Goal ▸
In the material below, please retype the lines from the very first through the one with "var myChart = echarts.init(document.getElementById('main'));", exactly and without pictures.
-- start --
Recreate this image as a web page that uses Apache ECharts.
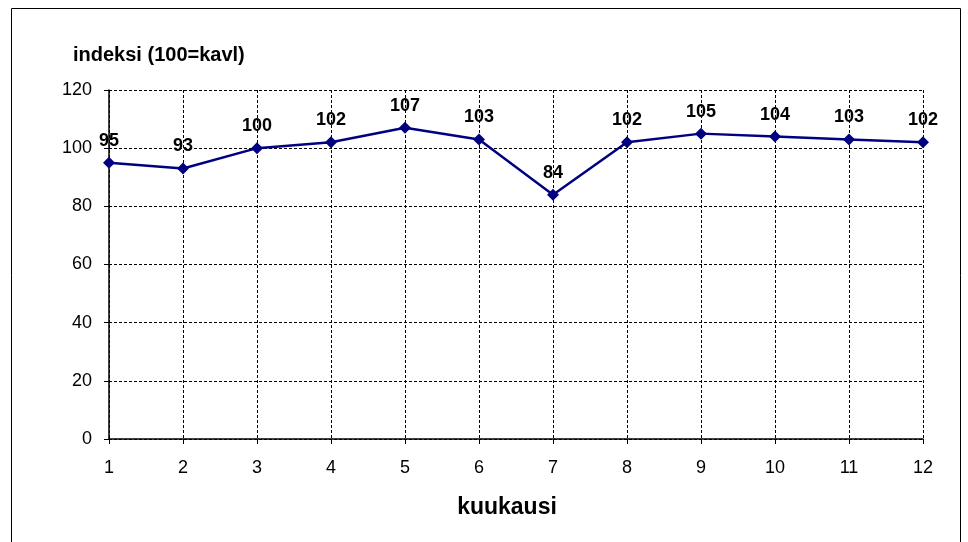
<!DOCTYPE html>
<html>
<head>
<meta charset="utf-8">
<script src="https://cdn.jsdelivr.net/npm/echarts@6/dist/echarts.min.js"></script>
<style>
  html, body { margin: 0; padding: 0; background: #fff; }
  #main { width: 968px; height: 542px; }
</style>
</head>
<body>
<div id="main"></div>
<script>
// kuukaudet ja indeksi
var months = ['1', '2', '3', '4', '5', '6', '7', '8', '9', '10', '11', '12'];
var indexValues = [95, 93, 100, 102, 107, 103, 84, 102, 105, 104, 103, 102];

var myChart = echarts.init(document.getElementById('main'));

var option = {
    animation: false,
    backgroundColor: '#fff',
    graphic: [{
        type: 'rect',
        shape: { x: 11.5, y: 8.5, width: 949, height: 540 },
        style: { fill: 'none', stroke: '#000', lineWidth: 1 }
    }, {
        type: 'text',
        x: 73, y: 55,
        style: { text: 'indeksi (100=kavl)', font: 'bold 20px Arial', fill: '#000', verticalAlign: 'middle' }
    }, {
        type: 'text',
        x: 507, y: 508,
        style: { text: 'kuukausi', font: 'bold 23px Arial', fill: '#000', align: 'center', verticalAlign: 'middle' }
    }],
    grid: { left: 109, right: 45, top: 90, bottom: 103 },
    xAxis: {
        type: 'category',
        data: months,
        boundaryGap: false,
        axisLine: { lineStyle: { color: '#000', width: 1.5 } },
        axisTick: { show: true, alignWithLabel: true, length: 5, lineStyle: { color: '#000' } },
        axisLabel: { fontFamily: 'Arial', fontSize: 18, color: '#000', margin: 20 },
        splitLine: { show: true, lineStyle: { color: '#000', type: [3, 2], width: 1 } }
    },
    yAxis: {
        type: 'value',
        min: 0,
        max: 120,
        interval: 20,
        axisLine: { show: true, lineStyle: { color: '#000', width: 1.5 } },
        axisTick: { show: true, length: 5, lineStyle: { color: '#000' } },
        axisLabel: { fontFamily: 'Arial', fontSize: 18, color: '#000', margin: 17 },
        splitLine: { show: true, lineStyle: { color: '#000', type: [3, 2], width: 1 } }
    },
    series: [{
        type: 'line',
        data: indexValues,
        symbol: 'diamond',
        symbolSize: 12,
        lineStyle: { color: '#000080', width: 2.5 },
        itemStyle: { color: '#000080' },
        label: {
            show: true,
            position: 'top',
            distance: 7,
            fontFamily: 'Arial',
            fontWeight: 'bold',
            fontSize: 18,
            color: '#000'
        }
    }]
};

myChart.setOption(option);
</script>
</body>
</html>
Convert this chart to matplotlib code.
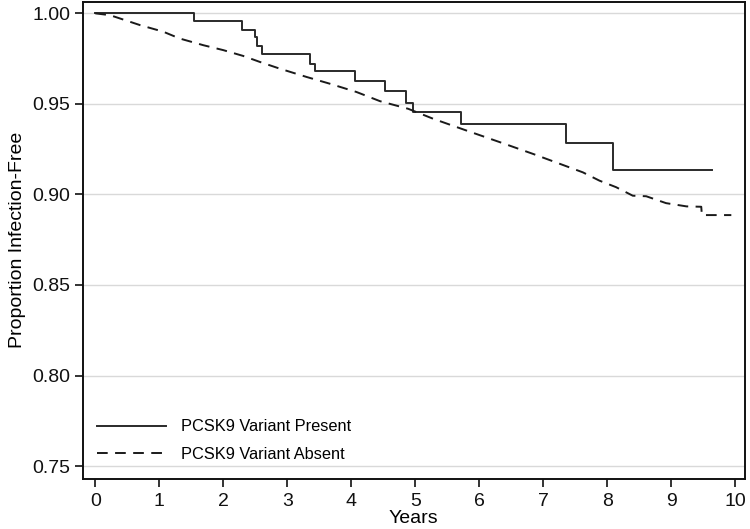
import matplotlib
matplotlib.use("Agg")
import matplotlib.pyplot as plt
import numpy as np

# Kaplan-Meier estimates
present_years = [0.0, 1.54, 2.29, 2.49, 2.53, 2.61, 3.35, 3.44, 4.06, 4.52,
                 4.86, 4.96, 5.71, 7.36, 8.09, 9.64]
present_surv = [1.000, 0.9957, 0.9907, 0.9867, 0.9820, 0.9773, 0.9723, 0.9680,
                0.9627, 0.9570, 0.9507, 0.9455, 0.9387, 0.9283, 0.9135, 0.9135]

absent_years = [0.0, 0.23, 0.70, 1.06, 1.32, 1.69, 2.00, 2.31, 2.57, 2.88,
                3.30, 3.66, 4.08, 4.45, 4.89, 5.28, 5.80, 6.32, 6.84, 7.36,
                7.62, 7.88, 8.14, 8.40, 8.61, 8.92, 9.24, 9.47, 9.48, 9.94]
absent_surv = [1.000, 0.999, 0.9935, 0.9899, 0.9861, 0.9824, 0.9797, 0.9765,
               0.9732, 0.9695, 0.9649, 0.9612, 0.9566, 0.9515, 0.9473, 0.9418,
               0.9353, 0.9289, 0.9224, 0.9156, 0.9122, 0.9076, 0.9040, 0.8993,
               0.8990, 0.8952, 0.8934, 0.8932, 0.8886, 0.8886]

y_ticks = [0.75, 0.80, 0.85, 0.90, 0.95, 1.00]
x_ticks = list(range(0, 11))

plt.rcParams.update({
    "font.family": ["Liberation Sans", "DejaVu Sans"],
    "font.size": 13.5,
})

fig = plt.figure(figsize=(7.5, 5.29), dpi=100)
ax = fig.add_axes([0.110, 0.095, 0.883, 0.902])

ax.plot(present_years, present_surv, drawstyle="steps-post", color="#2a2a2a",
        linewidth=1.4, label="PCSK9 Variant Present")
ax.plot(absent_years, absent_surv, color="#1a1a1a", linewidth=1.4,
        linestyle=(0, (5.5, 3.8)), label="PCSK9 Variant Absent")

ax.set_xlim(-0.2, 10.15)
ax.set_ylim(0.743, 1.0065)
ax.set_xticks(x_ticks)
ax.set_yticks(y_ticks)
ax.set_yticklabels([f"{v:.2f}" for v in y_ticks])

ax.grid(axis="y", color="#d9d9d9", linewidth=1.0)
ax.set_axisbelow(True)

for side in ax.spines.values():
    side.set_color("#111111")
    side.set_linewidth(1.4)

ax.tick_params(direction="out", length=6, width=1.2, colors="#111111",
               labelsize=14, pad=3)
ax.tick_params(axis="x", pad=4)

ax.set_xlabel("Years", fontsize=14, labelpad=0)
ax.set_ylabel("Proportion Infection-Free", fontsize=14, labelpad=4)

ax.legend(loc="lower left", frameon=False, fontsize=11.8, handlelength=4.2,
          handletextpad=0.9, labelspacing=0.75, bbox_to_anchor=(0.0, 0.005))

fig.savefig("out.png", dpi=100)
-- end --
Answer to the exercise ▸
Recreate this image as a web page that uses Apache ECharts.
<!DOCTYPE html>
<html>
<head>
<meta charset="utf-8">
<script src="https://cdn.jsdelivr.net/npm/echarts@6/dist/echarts.min.js"></script>
<style>
  html, body { margin: 0; padding: 0; background: #fff; }
  #main { width: 968px; height: 542px; }
</style>
</head>
<body>
<div id="main"></div>
<script>
// kuukaudet ja indeksi
var months = ['1', '2', '3', '4', '5', '6', '7', '8', '9', '10', '11', '12'];
var indexValues = [95, 93, 100, 102, 107, 103, 84, 102, 105, 104, 103, 102];

var myChart = echarts.init(document.getElementById('main'));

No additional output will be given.